En même temps qu’était morte une jeune femme sous les coups
de son conjoint, on savait que c’en était fini de Noir Désir.
En vieillissant, j’ai toujours regretté de ne pas les avoir
vus en concert. J’ai aussi toujours continué à les écouter. J’ai continué à
aimer les paroles de Cantat. J’ai continué à aimer sa voix. Malgré tout. Parce
que c’était ma jeunesse. Parce que j’aimais cette voix. Parce que j’aimais ce
qu’il disait, peu importe ce que l’homme avait fait.
Une douzaine d’années a passé et Cantat est revenu avec
Détroit. Discrètement. Il a fait une série de concerts et nous sommes allés les
voir jouer. Et oui, j’ai aimé, j’ai adoré chanter avec lui A mon étoile, Comme
elle vient ou Tostaki. A l’époque
de Détroit, il n’y avait pas grand monde pour s’offusquer du retour de Cantat. Il a
fait sa tournée de concerts. Il y a certainement eu quelques articles, quelques
personnes qui ont exprimé leur mécontentement mais rien de terrible.
Et arrive la fin de 2017. Cantat sort son album solo. Il fait
la Une des Inrocks. Cette Une, certainement inutile et malvenue, déclenche un
tollé. Mais ça retombe vite finalement. En quelques jours, on n’en entend plus
parler.
Et arrive 2018. Cantat démarre sa tournée. Là, c’est une
envolée. Des levées de boucliers sur les réseaux sociaux. Des articles dans
tous les médias, d’abord pour annoncer sa tournée. Ensuite pour relayer ses
détracteurs. Des échanges plus virulents les uns que les autres dans les
commentaires, des insultes. Les spectateurs de ses concerts sont honnis, conspués.
Lui, n’en parlons pas.
Le concert à Strabourg a lieu le 7 mars, veille de la journée des Droits des
Femmes. Et Cantat devient soudain le symbole unique des violences faites aux
femmes. Des manifestations sont prévues devant la Laiterie. Des demandes faites
à la mairie pour interdire le concert, des pétitions signées. Malgré tout, il a
lieu. Dans le calme, avec juste quelques tags et quelques caméras de télévision
qui attendent le clash et repartent bredouilles.

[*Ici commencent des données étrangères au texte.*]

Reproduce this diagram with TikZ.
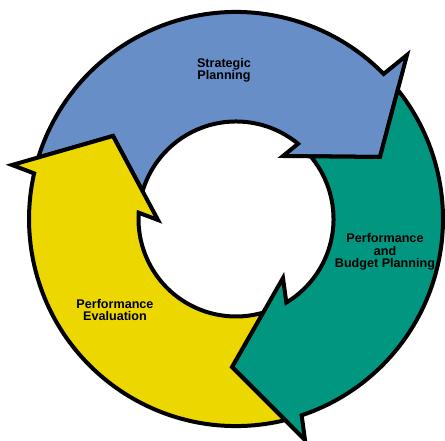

La polémique continue à enfler. Des départements refusent
des subventions à des festivals s’ils maintiennent Cantat. Des manifestations
se mettent en place à l’entrée de ses concerts. Ceux qui vont le voir sont
interpellés.
Cantat annonce annuler sa participation à tous les festivals
prévus cet été. Calmement, dans une publication sur facebook, simple, sobre et
humble. Première victoire pour ses détracteurs.
Le même jour, une émission diffuse une interview de la mère
de Marie Trintignant, qui, et c’est bien normal, s’offusque qu’il chante, qu’il
se produise sur scène. Impossible de la blâmer de penser ça. Elle a perdu son
enfant. Sa réaction épidermique quand Léa Salamé veut lui présenter la Une des
Inrocks est tout à fait compréhensible.
Le lendemain, 2è victoire, un nouveau concert est annulé. Et
la 3e victoire s’y ajoute puisque Cantat sort de sa réserve, va au
contact des manifestants devant la salle de concert de Grenoble. On l’insulte,
on lui jette des projectiles. Et ça marche. Cantat se lâche, dénonçant l’acharnement
qu’il subit. Du pain béni pour ceux qui sont contre lui.
Jusqu’où est-ce que tout cela ira ? Je n’en ai aucune
idée. On ne tardera sans doute pas à le savoir.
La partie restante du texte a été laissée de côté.